The assumption is that with the advantages of greater resources and more serene surroundings, kids in suburban school systems are getting a good education. And it's true, suburban schools appear to be more successful. They have less violence and vandalism, well-stocked science labs, up-to-date textbooks and thicker course catalogs. A greater proportion of suburban high school graduates go to college.
But look at the nation's suburban schools up close -- particularly junior highs and high schools -- and it's all too clear that despite their outward trappings of success, they do a poor job of educating many of their students.
One measure of the problem: though suburban schools educate one-quarter of the nation's students, a recent federally-funded study revealed that only 5 percent of the nation's high school seniors are adequately prepared in mathematics to study the subject in college. When rich suburban school systems are producing second-rate results, they are no less part of the nation's education crisis than are their troubled inner city counterparts.
Standards are astonishingly low in many suburban classrooms. One big-spending Florida school district recently responded to newly legislated graduation requirements by drafting a new sequences of science courses that progressed from "introduction to earth/space science" to "earth/space science," "general science" and finally to "physical science" -- four years of science without biology, chemistry or physics.

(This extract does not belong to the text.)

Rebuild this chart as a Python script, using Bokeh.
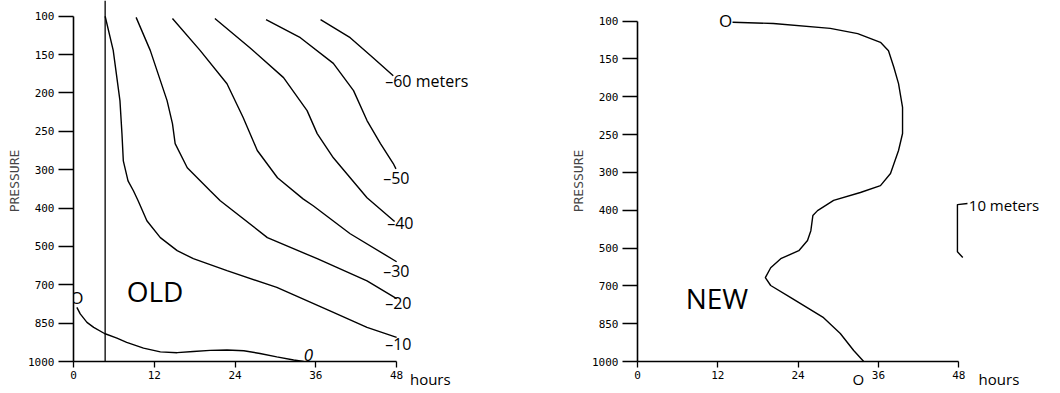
from bokeh.plotting import figure
from bokeh.layouts import row
from bokeh.models import Range1d, FixedTicker, Span, Label, LinearAxis
from bokeh.embed import file_html
from bokeh.resources import INLINE

# ---------------- data ----------------
pressure_labels = ["100", "150", "200", "250", "300", "400", "500", "700", "850", "1000"]
hour_ticks = [0, 12, 24, 36, 48]
reference_hour = 4.7

# OLD panel: contours of height change (hours vs. position on pressure axis, 0=100 ... 9=1000)
old_0_hours = [0.5, 1.0, 2.0, 3.0, 4.6, 6.45, 7.9, 10.4, 12.9, 15.4, 17.8, 20.3, 22.8, 25.3, 27.7, 30.2, 32.7, 34.2]
old_0_level = [7.59, 7.76, 7.98, 8.11, 8.27, 8.39, 8.50, 8.65, 8.75, 8.77, 8.74, 8.71, 8.70, 8.72, 8.79, 8.88, 8.96, 9.0]

old_10_hours = [4.7, 5.9, 6.9, 7.2, 7.4, 8.1, 8.9, 9.6, 10.9, 12.9, 15.4, 17.8, 22.8, 30.2, 38.1, 43.6, 48.0]
old_10_level = [0.0, 0.89, 2.2, 3.07, 3.77, 4.29, 4.55, 4.81, 5.33, 5.77, 6.11, 6.32, 6.63, 7.07, 7.68, 8.11, 8.37]

old_20_hours = [9.3, 11.4, 13.9, 14.7, 15.1, 16.9, 20.3, 21.8, 28.8, 36.2, 43.6, 48.0]
old_20_level = [0.03, 0.89, 2.2, 2.8, 3.32, 3.95, 4.55, 4.81, 5.77, 6.32, 6.9, 7.36]

old_30_hours = [14.7, 18.8, 22.8, 25.2, 27.3, 30.3, 34.1, 35.6, 41.1, 48.0]
old_30_level = [0.06, 0.89, 1.76, 2.64, 3.5, 4.21, 4.76, 4.94, 5.67, 6.40]

old_40_hours = [21.0, 26.2, 31.2, 34.7, 36.2, 38.6, 43.6, 47.7]
old_40_level = [0.06, 0.82, 1.6, 2.46, 3.06, 3.69, 4.73, 5.35]

old_50_hours = [28.6, 33.7, 38.6, 41.6, 43.6, 45.6, 47.5, 47.9]
old_50_level = [0.09, 0.56, 1.23, 1.94, 2.72, 3.32, 3.84, 3.98]

old_60_hours = [36.7, 41.1, 44.5, 47.5]
old_60_level = [0.09, 0.56, 1.08, 1.55]

# NEW panel: single 0-contour
new_hours = [14.2, 20.3, 28.8, 32.9, 36.3, 37.5, 38.3, 39.0, 39.6, 39.6, 39.0, 37.8, 36.3, 33.3, 29.3,
             26.9, 26.2, 25.9, 25.4, 24.1, 21.4, 19.9, 19.1, 19.9, 22.9, 27.8, 30.3, 32.3, 33.8]
new_level = [0.03, 0.06, 0.19, 0.33, 0.56, 0.78, 1.22, 1.65, 2.28, 2.97, 3.42, 4.03, 4.35, 4.53, 4.74,
             5.01, 5.14, 5.54, 5.80, 6.07, 6.28, 6.52, 6.78, 6.99, 7.31, 7.84, 8.26, 8.71, 9.0]

# 10-meter scale bracket (NEW panel)
scale_hours = [49.3, 47.8, 47.8, 48.6]
scale_level = [4.82, 4.85, 6.1, 6.25]

INK = "black"
TICK_FONT = "DejaVu Sans Mono"
HAND_FONT = "Open Sans"
FIG_H = 392


def make_panel(width, border_left, x_end, y_top, under_labels):
    p = figure(width=width, height=FIG_H, x_range=Range1d(0, x_end), y_range=Range1d(9, y_top),
               output_backend="svg", toolbar_location=None,
               min_border_left=border_left, min_border_right=0,
               min_border_top=0, min_border_bottom=31)
    p.grid.visible = False
    p.outline_line_color = None
    xa = p.xaxis[0]
    ya = p.yaxis[0]
    xa.ticker = FixedTicker(ticks=hour_ticks)
    xa.bounds = (0, 48)
    ya.ticker = FixedTicker(ticks=list(range(len(pressure_labels))))
    ya.major_label_overrides = {i: s for i, s in enumerate(pressure_labels)}
    ya.bounds = (0, len(pressure_labels) - 1)
    ya.axis_label = "PRESSURE"
    ya.axis_label_text_font = TICK_FONT
    ya.axis_label_text_font_style = "normal"
    ya.axis_label_text_font_size = "13px"
    ya.axis_label_standoff = 3
    for ax in (xa, ya):
        ax.axis_line_color = INK
        ax.axis_line_width = 1.6
        ax.major_tick_line_color = INK
        ax.major_tick_line_width = 1.3
        ax.minor_tick_line_color = None
        ax.major_tick_in = 0
        ax.major_label_text_font = TICK_FONT
        ax.major_label_text_font_size = "11px"
        ax.major_label_text_color = INK
    ya.major_tick_out = 15
    ya.major_label_standoff = 4
    xa.major_tick_out = 6
    xa.major_label_standoff = 3

    # second row of handwritten notes under the time axis
    ax2 = LinearAxis(ticker=FixedTicker(ticks=list(under_labels.keys())),
                     major_label_overrides=under_labels,
                     axis_line_color=None, major_tick_line_color=None, minor_tick_line_color=None,
                     major_tick_out=0, major_tick_in=0, major_label_standoff=-13,
                     major_label_text_font=HAND_FONT, major_label_text_font_size="15px",
                     major_label_text_color=INK)
    p.add_layout(ax2, "below")
    return p


def hand(p, x, y, text, size="16px", align="left", style="normal"):
    p.add_layout(Label(x=x, y=y, text=text, text_font=HAND_FONT, text_font_size=size,
                       text_align=align, text_baseline="middle", text_color=INK,
                       text_font_style=style))


# ---------------- OLD ----------------
p1 = make_panel(520, 73, 66.4, -0.41, {53: "hours"})
p1.add_layout(Span(location=reference_hour, dimension="height", line_color=INK, line_width=1.3))
for hx, ly in [(old_0_hours, old_0_level), (old_10_hours, old_10_level), (old_20_hours, old_20_level),
               (old_30_hours, old_30_level), (old_40_hours, old_40_level), (old_50_hours, old_50_level),
               (old_60_hours, old_60_level)]:
    p1.line(hx, ly, line_color=INK, line_width=1.4)

hand(p1, 46.3, 1.70, "\u201360 meters")
hand(p1, 46.0, 4.21, "\u201350")
hand(p1, 46.6, 5.38, "\u201340")
hand(p1, 46.0, 6.63, "\u201330")
hand(p1, 46.3, 7.47, "\u201320")
hand(p1, 46.3, 8.54, "\u201310")
hand(p1, 0.5, 7.34, "O", size="17px", align="center")
hand(p1, 34.9, 8.84, "0", size="17px", align="center", style="italic")
hand(p1, 7.9, 7.16, "OLD", size="28px")

# ---------------- NEW ----------------
p2 = make_panel(538, 117, 62.9, -0.547, {33: "O", 54: "hours"})
p2.yaxis[0].axis_label_text_color = "#444444"
p2.line(new_hours, new_level, line_color=INK, line_width=1.4)
p2.line(scale_hours, scale_level, line_color=INK, line_width=1.4)
hand(p2, 13.15, -0.02, "O", size="17px", align="center")
hand(p2, 7.2, 7.33, "NEW", size="28px")
hand(p2, 49.5, 4.87, "10 meters", size="15px")

layout = row(p1, p2)
open("out.html", "w").write(file_html(layout, INLINE))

I visited a suburban high school in Texas where enrollment in introductory chemistry dropped by half and in Algebra II by a third following the implementation of the state's infamous "no-pass, no-play" law in 1985. "They don't want to take the chance of failing the tougher courses and becoming ineligible for extracurriculars," the principal of the school told me.
Do local educators push such students to enroll in tougher courses? Not exactly. Guidance counselors in Texas and other places with no-pass, no-play rules readily acknowledge that they tell students to keep up their grades by taking less-demanding courses.